*WHAT THIS TASK INVOLVES:*
Pick out every line that holds the string "chart" and copy it.

(Records with drawing code)

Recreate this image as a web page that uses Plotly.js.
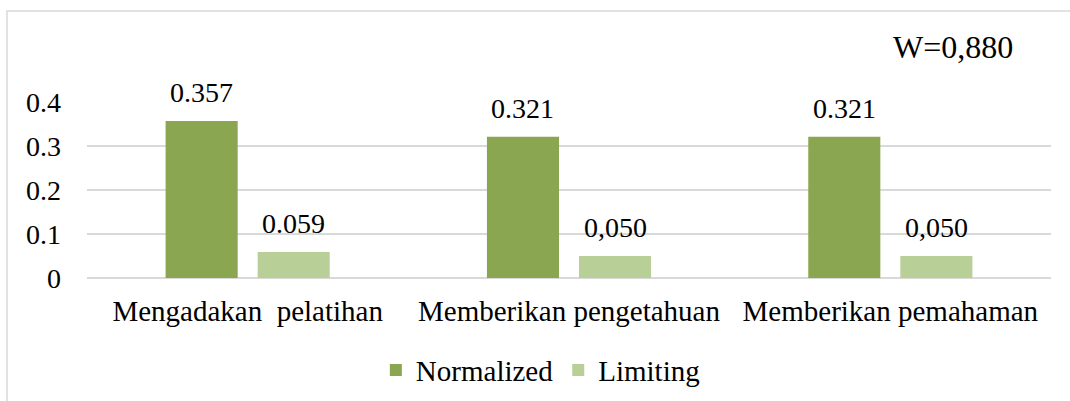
<!DOCTYPE html>
<html>
<head>
<meta charset="utf-8">
<script src="https://cdn.plot.ly/plotly-3.0.1.min.js"></script>
<style>
  html, body { margin: 0; padding: 0; background: #fff; }
  #chart { width: 1070px; height: 401px; }
</style>
</head>
<body>
<div id="chart"></div>
<script>
const categories = ["Mengadakan  pelatihan", "Memberikan pengetahuan", "Memberikan pemahaman"];
const normalizedValues = [0.357, 0.321, 0.321];
const normalizedLabels = ["0.357", "0.321", "0.321"];
const limitingValues = [0.059, 0.050, 0.050];
const limitingLabels = ["0.059", "0,050", "0,050"];
const yTicks = [0, 0.1, 0.2, 0.3, 0.4];
const yTickLabels = ["0", "0.1", "0.2", "0.3", "0.4"];
const weightLabel = "W=0,880";

const FONT = "Times New Roman, Liberation Serif, serif";
const FS = 28;
const FL = 29;

const traces = [
  {
    type: "bar", name: "Normalized", x: categories, y: normalizedValues,
    marker: { color: "#8ba650" }
  },
  {
    type: "bar", name: "Limiting", x: categories, y: limitingValues,
    marker: { color: "#b9cf98" }
  }
];

// value labels placed at each bar's value through the axes
const BARGAP = 0.427, GROUPGAP = 0.217;
const plotW = 1070 - 87 - 19;
const slot = plotW / categories.length * (1 - BARGAP) / 2;
const valueAnnotations = [];
[[normalizedValues, normalizedLabels, -1], [limitingValues, limitingLabels, 1]].forEach(([vals, labels, side]) => {
  vals.forEach((v, i) => {
    valueAnnotations.push({
      x: categories[i], y: v, xref: "x", yref: "y", text: labels[i],
      showarrow: false, xanchor: "center", yanchor: "bottom",
      xshift: side * slot / 2, yshift: 11,
      font: { family: FONT, size: FS, color: "#000" }
    });
  });
});

const layout = {
  width: 1070, height: 401,
  margin: { l: 87, r: 19, t: 102, b: 123 },
  paper_bgcolor: "#fff", plot_bgcolor: "#fff",
  font: { family: FONT, size: FS, color: "#000" },
  barmode: "group", bargap: BARGAP, bargroupgap: GROUPGAP,
  showlegend: true,
  legend: {
    orientation: "h", xref: "container", yref: "container",
    x: 0.505, xanchor: "center", y: 0.077, yanchor: "middle",
    font: { family: FONT, size: FL, color: "#000" }, bgcolor: "rgba(0,0,0,0)"
  },
  xaxis: {
    type: "category", showgrid: false, zeroline: false, showline: false,
    ticks: "", ticklabelstandoff: 13, automargin: false,
    tickfont: { family: FONT, size: FL, color: "#000" }, fixedrange: true
  },
  yaxis: {
    range: [0, 0.4], tickvals: yTicks, ticktext: yTickLabels,
    showgrid: true, gridcolor: "#d9d9d9", gridwidth: 1.5,
    zeroline: true, zerolinecolor: "#d9d9d9", zerolinewidth: 1.5,
    showline: false, ticks: "", ticklabelstandoff: 25, automargin: false,
    tickfont: { family: FONT, size: FS, color: "#000" }, fixedrange: true
  },
  shapes: [
    {
      type: "rect", xref: "paper", yref: "paper",
      x0: -0.083, x1: 1.05, y0: -0.8, y1: 1.517,
      line: { color: "#d9d9d9", width: 1.5 }, fillcolor: "rgba(0,0,0,0)", layer: "below"
    }
  ],
  annotations: valueAnnotations.concat([
    {
      text: weightLabel, xref: "paper", yref: "paper", x: 0.898, y: 1.31,
      xanchor: "center", yanchor: "middle", showarrow: false,
      font: { family: FONT, size: 32, color: "#000" }
    }
  ])
};

Plotly.newPlot("chart", traces, layout, { displayModeBar: false, staticPlot: true });
</script>
</body>
</html>
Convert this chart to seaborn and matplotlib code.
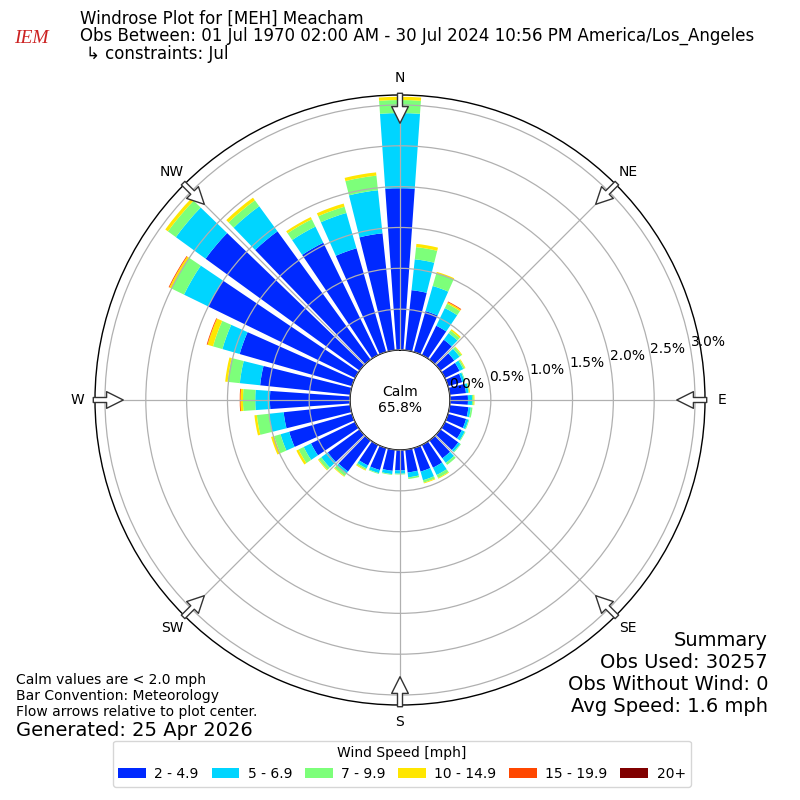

*RIGHT ANSWER:*
  #chart { width: 1070px; height: 401px; }
<div id="chart"></div>
Plotly.newPlot("chart", traces, layout, { displayModeBar: false, staticPlot: true });
Convert this chart to seaborn and matplotlib code.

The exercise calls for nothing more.